In addition to whipping up a Shepherd's Pie to enjoy during the second Harry Potter movie, I also made a Treacle Pudding, which if you remember correctly, was the last thing that Mrs. Weasley made for her clan of gingers + Harry before they began their second journey to Hogwarts.
Now, this pudding is much different that the pudding that Americans are used to. I'm willing to bet that you probably think of Bill Cosby when you hear the word "pudding", and you probably remember licking the beaters from the electric hand mixer that your grandma used when she decided to bang out a treat that was sure to put a smile on your four-year-old Popsicle-stained face. Well let me tell you, my friends, this is nothing like that. It's actually more like a cake, but the difference between this and a cake is that it's more dense and it doesn't develop a crust on the edges due to the fact that it's steamed. You'll just have to see and taste for yourself.
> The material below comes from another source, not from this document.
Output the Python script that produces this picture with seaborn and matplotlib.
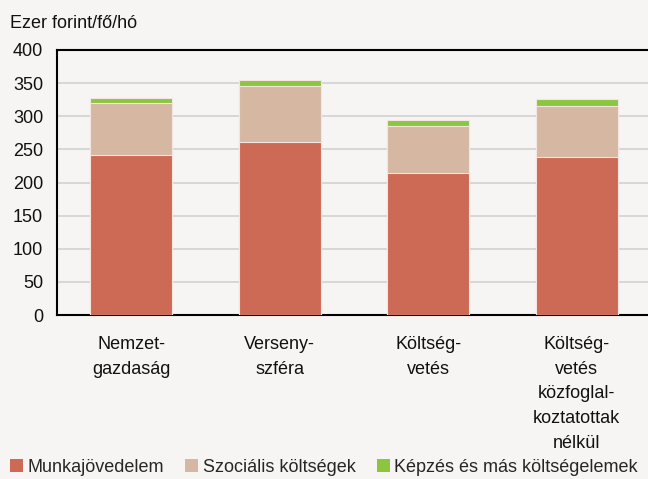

I have to say that I was a bit skeptical about this pudding because it doesn't look like a very flavorful recipe, but my fears were abolished after taking the first bite. It wasn't nearly as rich as the luscious chocolate desserts to which I've become accustomed to eating, but rather, it was refreshing. Also, don't let the method scare you. It looks like a lot of steps, but it's actually really easy. I'll admit that I almost scrapped the idea because I was intimidated by placing a dish in boiling water and allowing it to steam my dessert to perfection. I'm so glad I didn't run for the hills!
1 1/4 cup flour
1/2 tsp baking soda
1/2 tsp baking powder
1/8 tsp salt (you make think this is a trivial amount, but you'll be sorry if you forgo adding it!)
1 stick unsalted butter, softened
1/4 cup white sugar
1/4 cup golden syrup (Golden syrup can be found at Stop & Shop next to the Karo syrup. If you can't find this, try using light molasses.)
1 egg + 1 yolk
Zest of one lemon
Juice of 1/2 lemon
1/3 cup milk (I used whole, but I'm sure you could get away with skim)
Extra golden syrup for serving.
1. First and foremost, obtain a glass bowl with a lid. I used a 7 quart Pyrex one with a red rubber lid and it worked out just fine. Now grease and flour it.
2. Bring a pot that's larger than the bowl (in width and height) to a boil. Be sure that there is enough water to completely cover the bowl once you've placed it in. Do not place the bowl in yet.
3. In a large bowl, beat eggs, sugar, and butter until the mixture becomes thick. This should take about 5 minutes. If you've melted your butter and it never gets thick, don't worry... it'll still be fine.
4. Beat in lemon juice, and lemon zest.
5. In another bowl, combine flour, salt, baking powder, and baking soda. Mix together.
6. Alternately add milk and flour to your existing batter bowl. Make sure you're scraping the bowl with a spatula and whatnot. Haven't you heard of the No Flour Left Behind Act?
7. Pour 1/4 cup of golden syrup into the glass bowl. Then pour the batter into the bowl. Put the lid on.
8. VERY carefully, place the bowl in the pot of boiling water. Turn the temperature down and put the lid on the pot and let the pudding simmer for about an hour and fifteen minutes or until a toothpick comes out clean.
9. Drizzle additional golden syrup over each slice when serving.